On December 11, 2020, the Centers for Medicare and Medicaid Services (CMS) issued a proposed rule designed to improve electronic health care data exchange and streamline the prior authorization process. The CMS fact sheet accompanying the proposed rule stated that its goal is “reducing overall payer and provider burden and improving patient access to health information.”

The proposed rule includes five sets of proposals and five requests for information. The proposals include the following:

  1. Patient Access Application Programming Interface (API) – This proposal builds on the Interoperability and Patient Access final rule, which required certain payers to implement a Fast Healthcare Interoperability Resources-based Patient Access API. CMS would now require these payers to include information about patients’ pending and active prior authorization decisions in the API. These payers would also be required to maintain an attestation process for third party application developers to attest to certain privacy policy provisions prior to retrieving data via the API and to report metrics on patient use of the API quarterly.
  2. Provider Access APIs – CMS proposes that certain payers build and maintain Provider Access APIs for payer-to-provider data sharing of claims and encounter data in order to better facilitate coordination of care.
  3. Documentation and Prior Authorization Burden Reduction through APIs – This proposal includes several policies designed to make the prior authorization process more efficient and transparent and to make the process less of an administrative burden for providers. CMS would require impacted payers to (1) maintain a document requirement lookup service API that could be integrated with provider EHRs; (2) maintain a prior authorization support API that can send requests and receive responses electronically within existing workflows; (3) include specific reasons for denials when denying prior authorization requests; (4) send prior authorization decisions within 72 hours for urgent requests and seven calendar days for standard requests; and (5) publicly report certain information regarding their prior authorization process.
  4. Payer-to-Payer Data Exchange on Fast Healthcare Interoperability Resources (FHIR) – This proposal builds on the Interoperability and Patient Access final rule, which required CMS-regulated payers to exchange and maintain certain health information and encouraged the use of FHIR-based APIs. CMS would now require the use of such APIs and would expand the categories of data that must be exchanged to include claims and encounter data. CMS would also encourage payers to consider information from previous payers when making new prior authorization determinations.
  5. Adoption of Health IT Standards and Implementation Specifications – Finally, the Office of the National Coordinator for Health IT (ONC) would adopt, on behalf of HHS, the implementation specifications described in existing regulations (45 CFR 170.215) as standards and implementation specifications for health care operations. This would result in a unified CMS-ONC approach that would create a “nationwide health information technology infrastructure that supports reducing burden and health care costs and improving patient care.”

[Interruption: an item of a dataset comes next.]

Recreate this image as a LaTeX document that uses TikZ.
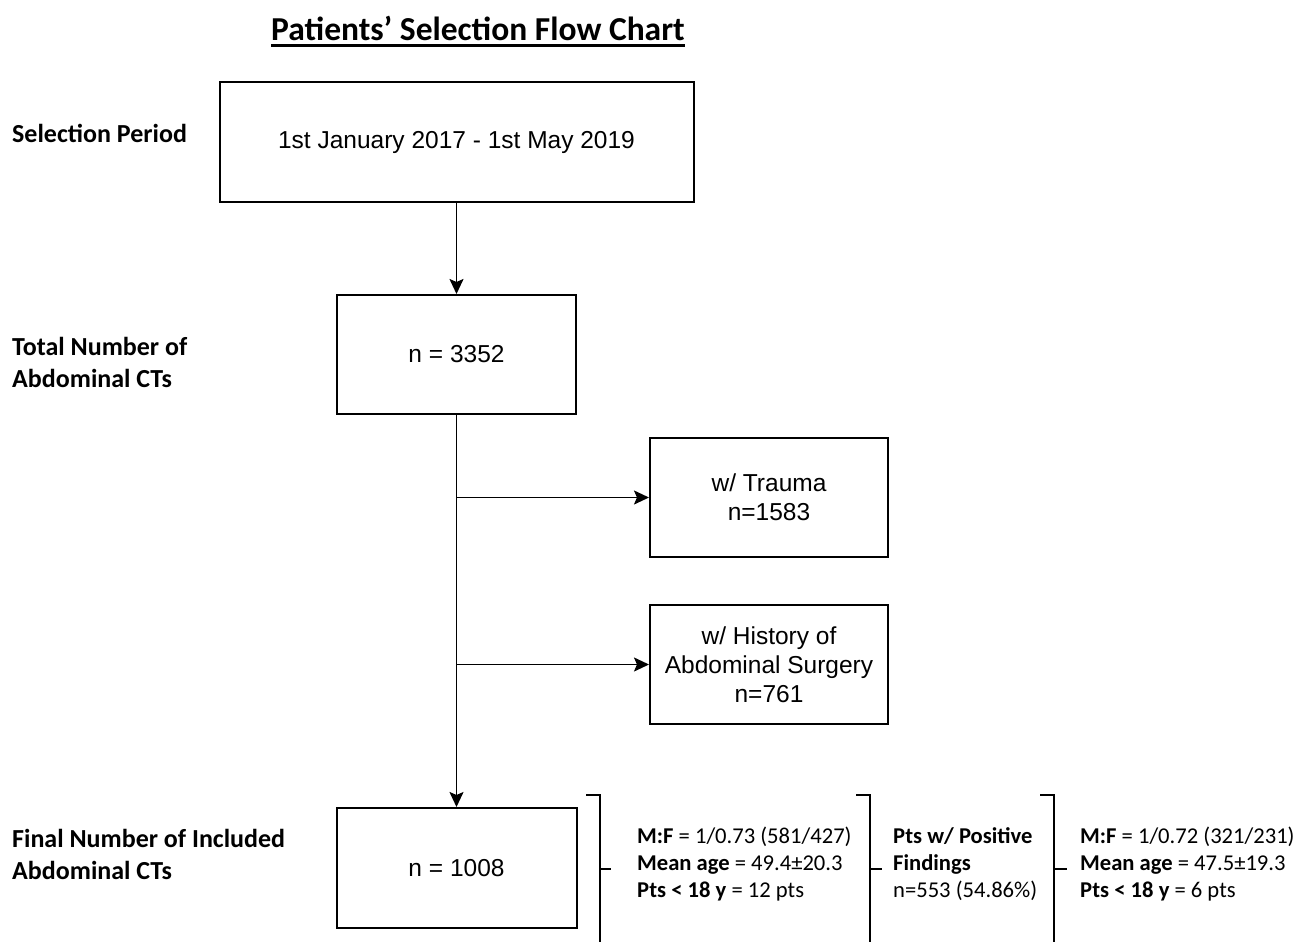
\documentclass[tikz,border=0pt]{standalone}
\usepackage{fontspec}
\setmainfont{Carlito}
\newfontfamily\boxfont{Liberation Sans}
\usetikzlibrary{arrows.meta,calc}

\begin{document}
\begin{tikzpicture}[x=1pt, y=-1pt,
    stage/.style={draw, line width=2pt, rectangle, align=center, inner sep=0,
        font=\boxfont\fontsize{24.5}{29}\selectfont},
    side/.style={anchor=west, inner sep=0, align=left,
        font=\bfseries\fontsize{26}{32}\selectfont},
    info/.style={anchor=west, inner sep=0, align=left,
        font=\fontsize{22.6}{27}\selectfont},
    flow/.style={line width=1.8pt, -{Stealth[length=15pt,width=14pt,inset=3pt]}},
    brk/.style={line width=1.8pt}]

    \useasboundingbox (0,0) rectangle (1295,942);

    % title
    \node[inner sep=0, font=\bfseries\fontsize{33.5}{40}\selectfont] (title) at (478,28) {Patients’ Selection Flow Chart};
    \draw[line width=2.4pt] ([yshift=-5.5pt]title.base west) -- ([yshift=-5.5pt]title.base east);

    % stages
    \node[stage, minimum width=474, minimum height=120] (period) at (456.5,142) {1st January 2017 - 1st May 2019};
    \node[stage, minimum width=239, minimum height=119] (total) at (456.5,354.5) {n = 3352};
    \node[stage, minimum width=238, minimum height=119] (trauma) at (769,497.5) {w/ Trauma\\n=1583};
    \node[stage, minimum width=238, minimum height=119] (surgery) at (769,664.5) {w/ History of\\Abdominal Surgery\\n=761};
    \node[stage, minimum width=240, minimum height=120] (final) at (456.5,868) {n = 1008};

    % row labels
    \node[side] (lperiod) at (12,133) {Selection Period};
    \node[side] (ltotal) at (12,362) {Total Number of\\Abdominal CTs};
    \node[side] (lfinal) at (12,854) {Final Number of Included\\Abdominal CTs};

    % connectors
    \coordinate (jtrauma) at (456.5,497.5);
    \coordinate (jsurgery) at (456.5,664.5);
    \draw[flow] (period) -- (total);
    \draw[flow] (total) -- (final);
    \draw[flow] (jtrauma) -- (trauma);
    \draw[flow] (jsurgery) -- (surgery);

    % brackets
    \draw[brk] (586,795) -- (600,795) -- (600,942);
    \draw[brk] (600,869) -- (611,869);
    \draw[brk] (856,795) -- (870,795) -- (870,942);
    \draw[brk] (870,869) -- (882,869);
    \draw[brk] (1040,795) -- (1054,795) -- (1054,942);
    \draw[brk] (1054,869) -- (1067,869);

    % summaries
    \node[info] (allstats) at (637,864) {\textbf{M:F} = 1/0.73 (581/427)\\\textbf{Mean age} = 49.4±20.3\\\textbf{Pts < 18 y} = 12 pts};
    \node[info] (positive) at (893,864) {\textbf{Pts w/ Positive}\\\textbf{Findings}\\n=553 (54.86\%)};
    \node[info] (posstats) at (1080,864) {\textbf{M:F} = 1/0.72 (321/231)\\\textbf{Mean age} = 47.5±19.3\\\textbf{Pts < 18 y} = 6 pts};

\end{tikzpicture}
\end{document}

The requests for information include (1) methods for enabling patients and providers to control the sharing of health information; (2) electronic exchange of behavioral health information; (3) reducing burden and improving electronic information exchange of documentation and prior authorization; (4) reducing the use of fax machines for health care data exchange; and (5) accelerating the adoption of standards related to social risk data.

The comment period for these proposed rules and requests for information will close on January 4, 2021.